Rabu, 21 Januari 2015

Biarlah Hujan Tetap Hujan


Pagi ini langit menangis, sesenggukan, lalu membuncah. Seperti sedang berkabung atas matinya etika dan estetika dalam seonggok daging yang merah. Ia tersedu, menyaksikan bayangannya yang hancur. Bayangan itu adalah kekasih yang Ia tampar bertubi-tubi.

Materi yang lemah itu bersujud, memohon ampun atas kebrutalan dan kekejaman yang ditimpakan. Kekasih menanggapinya dengan nada yang tak jelas, mengulang kata-kata yang membuatnya trauma dan remuk. 

"Oh Tuhan..., begitu kejamkah cinta sehingga menyamarkan antara hubungan pasangan dengan hubungan vertikal antara majikan dan pelayan, guru dan murid, hakim dan terdakwa?".
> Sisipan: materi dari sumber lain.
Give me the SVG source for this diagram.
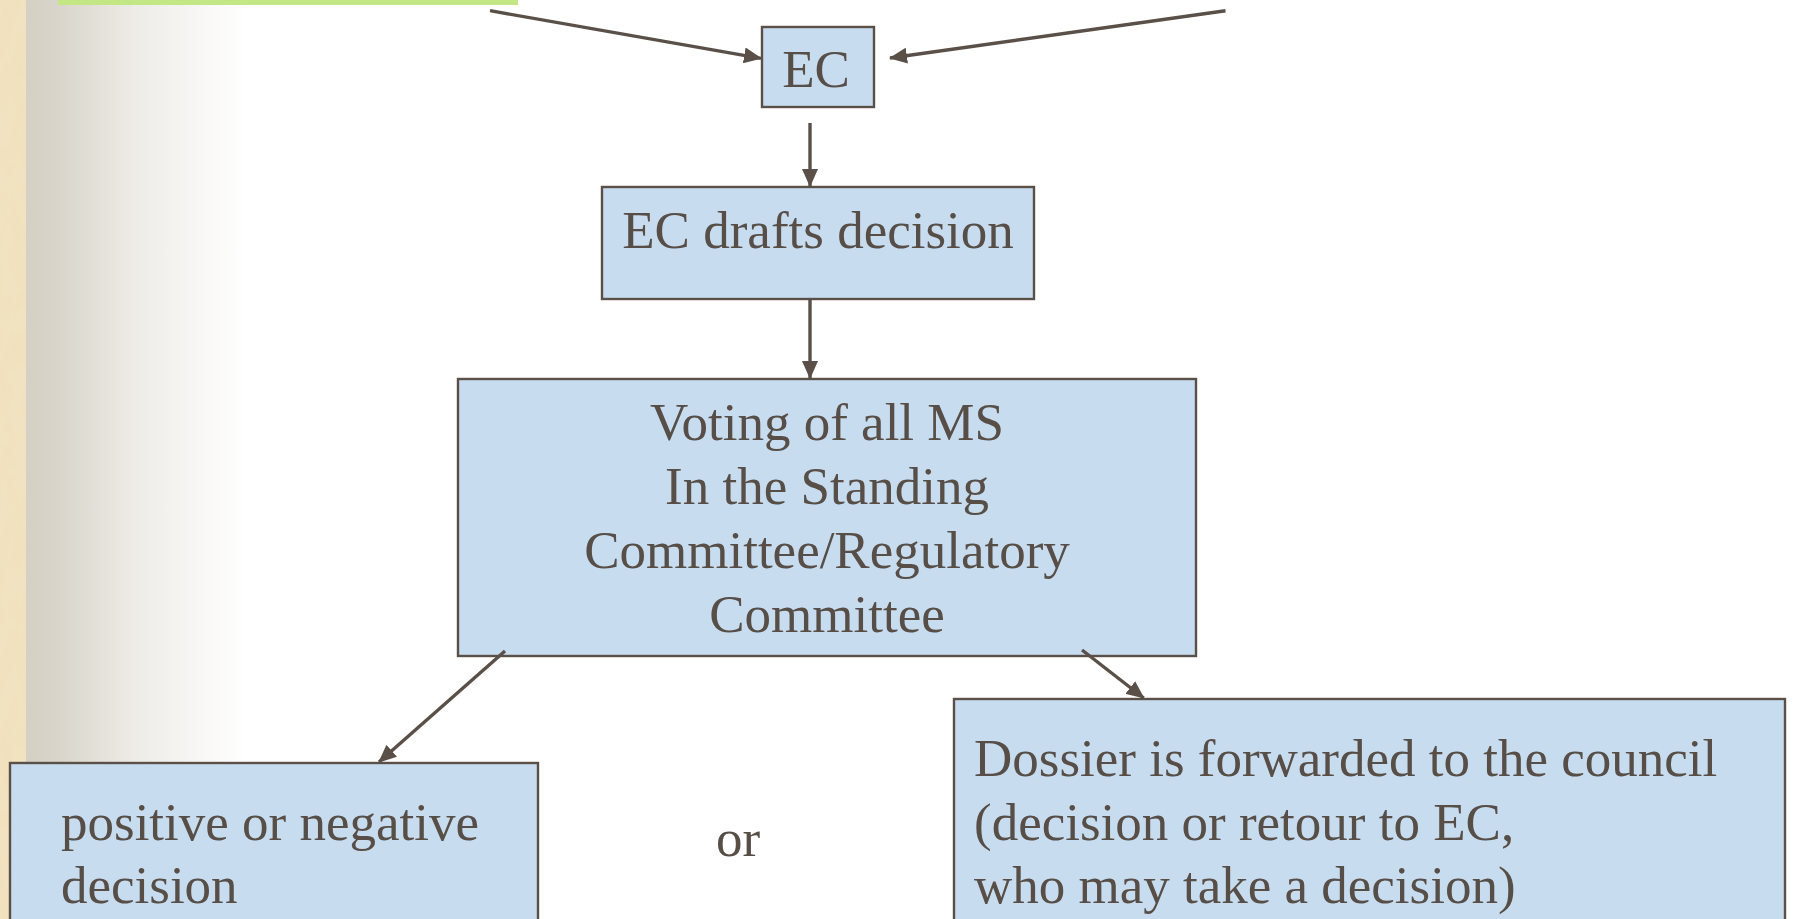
<svg xmlns="http://www.w3.org/2000/svg" width="1793" height="919" viewBox="0 0 1793 919">
<defs>
<style>
.box{fill:#c7dcef;stroke:#5a5048;stroke-width:2.4}
.t{font-family:"Liberation Serif","Times New Roman",serif;font-size:53px;fill:#574e47}
.c{text-anchor:middle}
.conn line{stroke:#5a5048;stroke-width:3.4;marker-end:url(#ah)}
</style>
<linearGradient id="sh" x1="0" y1="0" x2="1" y2="0">
<stop offset="0" stop-color="#d4d0c4"/>
<stop offset="0.15" stop-color="#d9d5cb"/>
<stop offset="0.5" stop-color="#eeece7"/>
<stop offset="1" stop-color="#ffffff"/>
</linearGradient>
<filter id="tex" x="0" y="0" width="1" height="1">
<feTurbulence type="fractalNoise" baseFrequency="0.08 0.03" numOctaves="3" seed="4" result="n"/>
<feColorMatrix in="n" type="matrix" values="0 0 0 0 0.88  0 0 0 0 0.78  0 0 0 0 0.58  0 0 0 0.6 0" result="c"/>
<feComposite in="c" in2="SourceGraphic" operator="atop"/>
</filter>
<marker id="ah" viewBox="0 0 18 16" refX="17" refY="8" markerWidth="18" markerHeight="16" markerUnits="userSpaceOnUse" orient="auto">
<path d="M0,0 L18,8 L0,16 Z" fill="#5a5048"/>
</marker>
</defs>
<rect x="0" y="0" width="1793" height="919" fill="#ffffff"/>
<g id="background">
<rect x="0" y="0" width="26" height="919" fill="#f1e0bb" filter="url(#tex)"/>
<rect x="26" y="0" width="220" height="919" fill="url(#sh)"/>
<rect x="58" y="0" width="460" height="5" fill="#c2e784"/>
</g>
<g id="node-ec">
<rect class="box" x="762" y="27" width="112" height="80"/>
<text class="t c" x="816" y="87">EC</text>
</g>
<g id="node-drafts">
<rect class="box" x="602" y="187" width="432" height="112"/>
<text class="t c" x="818" y="248">EC drafts decision</text>
</g>
<g id="node-voting">
<rect class="box" x="458" y="379" width="738" height="277"/>
<text class="t c" x="827" y="440">Voting of all MS</text>
<text class="t c" x="827" y="504">In the Standing</text>
<text class="t c" x="827" y="568">Committee/Regulatory</text>
<text class="t c" x="827" y="632">Committee</text>
</g>
<g id="node-decision">
<rect class="box" x="10" y="763" width="528" height="170"/>
<text class="t" x="61" y="840">positive or negative</text>
<text class="t" x="61" y="903">decision</text>
</g>
<g id="label-or">
<text class="t" x="716" y="856">or</text>
</g>
<g id="node-council">
<rect class="box" x="954" y="699" width="831" height="234"/>
<text class="t" x="974" y="776">Dossier is forwarded to the council</text>
<text class="t" x="974" y="840">(decision or retour to EC,</text>
<text class="t" x="974" y="903">who may take a decision)</text>
</g>
<g id="connectors" class="conn">
<line x1="490" y1="10.7" x2="761" y2="58.3"/>
<line x1="1225.5" y1="10.7" x2="890" y2="58"/>
<line x1="810" y1="123" x2="810" y2="186"/>
<line x1="810" y1="300" x2="810" y2="378"/>
<line x1="505" y1="651" x2="379" y2="762"/>
<line x1="1082" y1="650" x2="1143.7" y2="698"/>
</g>
</svg>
Aku sedih jika keromantisan harus berakhir dengan kesadisan. Cinta bukan kekuasaan yang mencengkram obyek yang dikuasai. Cinta bukan juga soal penaklukan yang butuh cara-cara heroik untuk menang. Ini adalah soal pengakuan dan penerimaan. Jika kau mengakui dan menerima, maka Ia masuk dengan alamiah. Lalu keluar dengan alamiah. Tak ada kekerasan, tak ada kesadisan.

Jika di titik-titik ini ada sebuah lubang keperihan di batinmu, aku ingin menebus. Sungguh. Biarlah hujan tetap hujan, atau gerimis yang romantis. Jangan datangkan petir, jangan! Karena semua sudah cukup getir.